Two years ago during the Thunder-Laker playoff series, I got to chat with Ron Artest (this was before the name change). Just the two of us. I wrote about Artest’s efforts to change his bad-boy image. You can read that column here.
Artest, now Metta World Peace, laid those efforts in ruin Sunday in Los Angeles, where his vicious elbow, not in the flow of play, sent the Thunder’s James Harden to the floor with a concussion. Harden’s status remains unknown, and really, so does Metta World Chaos’.

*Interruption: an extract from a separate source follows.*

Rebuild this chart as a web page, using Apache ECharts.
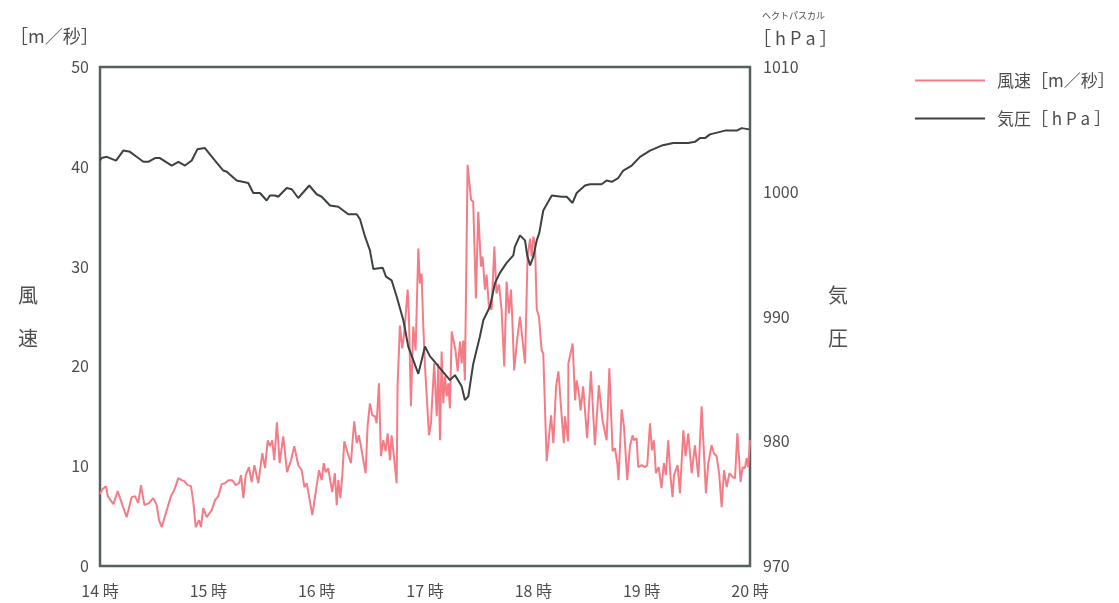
<!DOCTYPE html>
<html><head><meta charset="utf-8">
<script src="https://cdn.jsdelivr.net/npm/echarts@6/dist/echarts.min.js"></script>
<style>html,body{margin:0;padding:0;background:#fff}#c{width:1119px;height:603px}</style>
</head><body><div id="c"></div>
<script>
// time in minutes after 14:00
const xTickLabels = ['14 時','15 時','16 時','17 時','18 時','19 時','20 時'];
const windLabel = '風速［m／秒］';
const pressLabel = '気圧［ h P a ］';
const windSpeed = [[0,7.2],[1.3,7.7],[3.3,8.0],[4.3,7.0],[7.4,6.2],[9.8,7.5],[12.4,6.1],[14.8,4.9],[17.5,6.9],[19.4,7.0],[21.2,6.3],[22.7,8.1],[24.6,6.1],[27.1,6.3],[29.5,6.8],[31.4,6.1],[32.7,4.6],[34.2,3.9],[36.0,5.0],[36.9,4.8],[39.3,7.0],[41.1,7.6],[43.4,8.8],[45.2,8.6],[46.7,8.5],[48.6,8.1],[50.4,8.0],[51.7,6.4],[53.0,3.9],[54.8,4.6],[55.9,3.9],[57.2,5.8],[59.1,4.9],[61.9,5.6],[63.7,6.6],[65.5,7.0],[67.4,8.2],[69.2,8.3],[71.1,8.6],[73.3,8.6],[75.1,8.1],[77.0,8.3],[78.1,9.1],[79.4,6.8],[80.7,9.1],[82.5,9.9],[84.0,8.4],[85.5,10.1],[87.7,8.3],[89.9,11.3],[91.4,9.8],[92.9,12.6],[94.1,12.0],[95.4,12.6],[96.5,10.6],[98.0,14.4],[99.5,10.3],[101.5,13.0],[103.6,9.4],[105.8,10.6],[107.6,12.0],[109.8,10.1],[111.7,9.6],[113.2,7.9],[114.5,8.3],[117.6,5.1],[119.4,7.3],[121.3,9.6],[122.8,8.6],[123.9,10.3],[125.0,9.4],[126.4,9.8],[128.6,7.4],[130.1,9.3],[131.1,6.1],[132.0,8.6],[133.1,6.8],[134.2,9.1],[135.3,12.5],[137.2,11.3],[139.0,10.3],[139.7,12.1],[140.8,14.5],[142.2,12.3],[143.4,13.1],[144.9,11.6],[147.1,9.3],[148.2,14.0],[149.5,16.3],[150.8,15.1],[152.3,15.0],[153.2,14.3],[154.5,18.3],[155.6,11.0],[156.9,12.6],[158.2,11.5],[159.3,13.3],[160.6,10.6],[161.5,13.1],[163.0,10.6],[164.3,8.3],[164.8,18.0],[165.6,18.0],[166.1,24.1],[167.4,21.8],[168.5,23.3],[170.4,27.7],[171.1,25.0],[172.2,16.0],[173.5,24.0],[174.8,21.6],[176.3,31.8],[177.2,28.3],[178.1,29.3],[179.0,24.3],[180.0,20.0],[180.9,19.8],[182.2,13.1],[183.3,14.3],[184.0,14.1],[185.1,20.3],[186.5,15.0],[187.4,20.3],[188.3,12.6],[189.2,21.5],[190.1,16.3],[191.1,19.0],[192.0,17.0],[192.9,18.3],[193.8,15.8],[194.8,23.5],[195.8,23.6],[196.9,21.6],[198.1,19.5],[199.4,22.5],[200.3,20.3],[201.2,22.6],[202.1,18.6],[203.6,40.2],[205.5,36.7],[206.7,36.5],[208.2,26.8],[209.5,35.5],[211.0,30.0],[211.9,31.0],[213.2,27.7],[214.1,29.2],[215.4,26.0],[216.9,25.7],[218.4,32.0],[219.6,27.3],[221.0,28.2],[222.4,25.7],[223.9,20.0],[225.2,28.5],[226.5,25.3],[227.6,27.7],[228.3,25.0],[229.4,19.6],[230.8,22.3],[232.6,25.0],[235.4,20.3],[236.8,31.0],[238.2,32.8],[239.1,31.0],[240.0,33.0],[240.9,32.3],[241.9,25.7],[243.1,25.0],[244.6,21.6],[245.5,21.3],[247.4,10.5],[249.8,15.1],[251.1,12.3],[252.6,18.0],[253.9,19.5],[255.7,15.0],[256.9,12.3],[257.5,15.0],[259.3,12.5],[259.4,20.3],[261.8,22.3],[263.1,16.6],[264.0,18.6],[265.4,17.1],[266.2,15.6],[267.6,18.0],[269.8,12.8],[271.9,19.5],[274.1,12.1],[276.3,18.1],[278.3,14.6],[280.6,12.6],[282.1,19.8],[283.9,11.5],[285.2,11.8],[286.5,10.3],[287.2,8.6],[288.9,15.7],[290.2,14.0],[292.0,8.6],[293.5,12.0],[295.0,13.1],[295.7,12.6],[297.2,12.8],[298.1,9.9],[300.0,10.1],[301.8,9.9],[303.1,10.1],[304.6,14.3],[305.7,11.6],[306.8,12.6],[307.9,9.3],[309.4,9.9],[311.0,7.8],[312.3,10.3],[313.4,9.1],[314.7,12.6],[316.0,8.9],[317.1,6.9],[317.9,9.1],[319.0,8.9],[319.9,10.1],[321.2,7.3],[323.1,13.6],[324.3,11.0],[325.8,13.3],[327.7,9.3],[329.5,12.1],[331.4,8.9],[333.2,16.0],[335.6,7.3],[336.9,10.3],[338.7,12.1],[340.0,11.3],[341.5,11.0],[342.9,9.3],[344.3,5.9],[345.6,9.6],[347.1,7.9],[348.6,9.3],[350.4,8.9],[351.7,8.8],[353.0,13.3],[354.8,8.4],[355.9,9.9],[357.2,9.8],[358.1,10.8],[359.0,9.9],[360,12.6]];
const pressure = [[0,1002.5],[0.9,1002.7],[3.7,1002.8],[8.9,1002.5],[12.9,1003.3],[16.6,1003.2],[20.3,1002.8],[24.0,1002.4],[26.7,1002.4],[30.5,1002.7],[33.2,1002.7],[39.7,1002.1],[43.4,1002.4],[47.1,1002.1],[50.8,1002.5],[53.9,1003.4],[58.1,1003.5],[63.7,1002.5],[68.3,1001.7],[70.2,1001.6],[75.7,1000.9],[82.1,1000.7],[84.9,999.9],[88.6,999.9],[92.3,999.3],[94.1,999.7],[96.9,999.7],[98.7,999.6],[103.4,1000.3],[106.2,1000.2],[109.8,999.5],[115.9,1000.5],[120.0,999.8],[122.8,999.6],[127.4,998.9],[132.0,998.8],[137.5,998.2],[142.2,998.2],[144.0,997.8],[146.8,996.4],[149.5,995.3],[151.4,993.8],[156.6,993.9],[158.4,993.2],[161.5,992.9],[164.3,991.6],[168.0,989.7],[170.7,987.6],[173.5,986.5],[176.3,985.4],[180.0,987.6],[182.8,986.8],[184.6,986.5],[187.4,986.0],[189.2,985.7],[193.8,984.9],[196.6,985.3],[200.3,984.4],[202.1,983.3],[204.0,983.6],[206.7,986.2],[210.4,988.4],[212.3,989.7],[216.0,990.8],[218.8,992.7],[221.5,993.5],[225.2,994.3],[228.9,994.9],[229.8,995.6],[232.6,996.5],[235.4,996.1],[236.6,994.9],[238.2,994.1],[240.0,994.8],[241.9,996.1],[243.3,996.7],[245.5,998.5],[250.2,999.7],[255.7,999.6],[258.5,999.6],[261.7,999.1],[264.0,999.9],[268.6,1000.5],[271.4,1000.6],[277.8,1000.6],[280.6,1000.9],[283.4,1000.8],[287.0,1001.1],[289.8,1001.7],[294.5,1002.1],[299.1,1002.8],[304.6,1003.3],[311.1,1003.7],[317.5,1003.9],[325.8,1003.9],[329.5,1004.0],[332.3,1004.3],[335.1,1004.3],[337.8,1004.6],[343.4,1004.8],[346.2,1004.9],[352.6,1004.9],[355.4,1005.1],[359.6,1005.0]];

const FONT = '"Noto Sans CJK JP","Noto Sans",sans-serif';
const TXT = '#4d4d4d';
const chart = echarts.init(document.getElementById('c'), null, {renderer:'canvas'});
chart.setOption({
  animation:false,
  backgroundColor:'#fff',
  textStyle:{fontFamily:FONT},
  grid:{left:100,right:369,top:67,bottom:37,show:true,borderColor:'#56605c',borderWidth:2.5,backgroundColor:'transparent'},
  legend:{orient:'vertical',left:910,top:67,itemWidth:70,itemHeight:2,icon:'rect',itemGap:21,
    data:[windLabel,pressLabel],
    textStyle:{fontFamily:FONT,fontSize:17,color:TXT,padding:[0,0,0,7]}},
  xAxis:{type:'value',min:0,max:360,interval:60,
    axisLine:{show:false},axisTick:{show:false},splitLine:{show:false},
    axisLabel:{margin:17,fontSize:16,color:TXT,fontFamily:FONT,formatter:v=>xTickLabels[Math.round(v/60)]}},
  yAxis:[
    {type:'value',min:0,max:50,interval:10,axisLine:{show:false},axisTick:{show:false},splitLine:{show:false},
     axisLabel:{margin:11,fontSize:16,color:TXT,fontFamily:FONT}},
    {type:'value',min:970,max:1010,interval:10,axisLine:{show:false},axisTick:{show:false},splitLine:{show:false},
     axisLabel:{margin:13,fontSize:16,color:TXT,fontFamily:FONT,formatter:v=>String(v)}}
  ],
  graphic:[
    {type:'text',left:10,top:27,style:{text:'［m／秒］',font:'18px '+FONT,fill:TXT}},
    {type:'text',left:762,top:11,style:{text:'ヘクトパスカル',font:'9px '+FONT,fill:TXT}},
    {type:'text',left:753,top:29,style:{text:'［ h P a ］',font:'18px '+FONT,fill:TXT}},
    {type:'text',left:18,top:285,style:{text:'風',font:'20px '+FONT,fill:TXT}},
    {type:'text',left:18,top:328,style:{text:'速',font:'20px '+FONT,fill:TXT}},
    {type:'text',left:828,top:285,style:{text:'気',font:'20px '+FONT,fill:TXT}},
    {type:'text',left:828,top:328,style:{text:'圧',font:'20px '+FONT,fill:TXT}}
  ],
  series:[
    {name:windLabel,type:'line',yAxisIndex:0,data:windSpeed,symbol:'none',color:'#f47c87',lineStyle:{width:2,color:'#f47c87'}},
    {name:pressLabel,type:'line',yAxisIndex:1,data:pressure,symbol:'none',color:'#3b4240',lineStyle:{width:2,color:'#3b4240'}}
  ]
});
</script></body></html>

A player with a rap sheet like Chaos’ will draw a hefty penalty from NBA commissioner David Stern. Some say five games, some say 10, some say more. But Stern has a problem. Whatever penalty he selects, he knows it’s fully punitive. Knows the penalty’s full effects will be the harm it does to the Lakers and to Chaos personally. None of the penalty will be rehabilitative.
Chaos has shown himself to be unchangeable. His repeated outbursts, notably the brawl in Auburn Hills, Mich., that gave the NBA perhaps its worst black eye ever, have reached the point where we now know for certain that Chaos will erupt. Kobe Bryant can call him “sweet.” I can spend five minutes with him and declare that the league’s bad boy has mellowed in his old age. But now we know that the Artest formerly known as Ron will explode. The only variable is time.
Which is why Stern faces a dilemma. Punishment won’t serve as a deterrent. Artest once was suspended for 73 games, yet his ways haven’t changed. Just as imprisonment hasn’t scared off some criminals from committing crimes, suspensions have no effect on Chaos.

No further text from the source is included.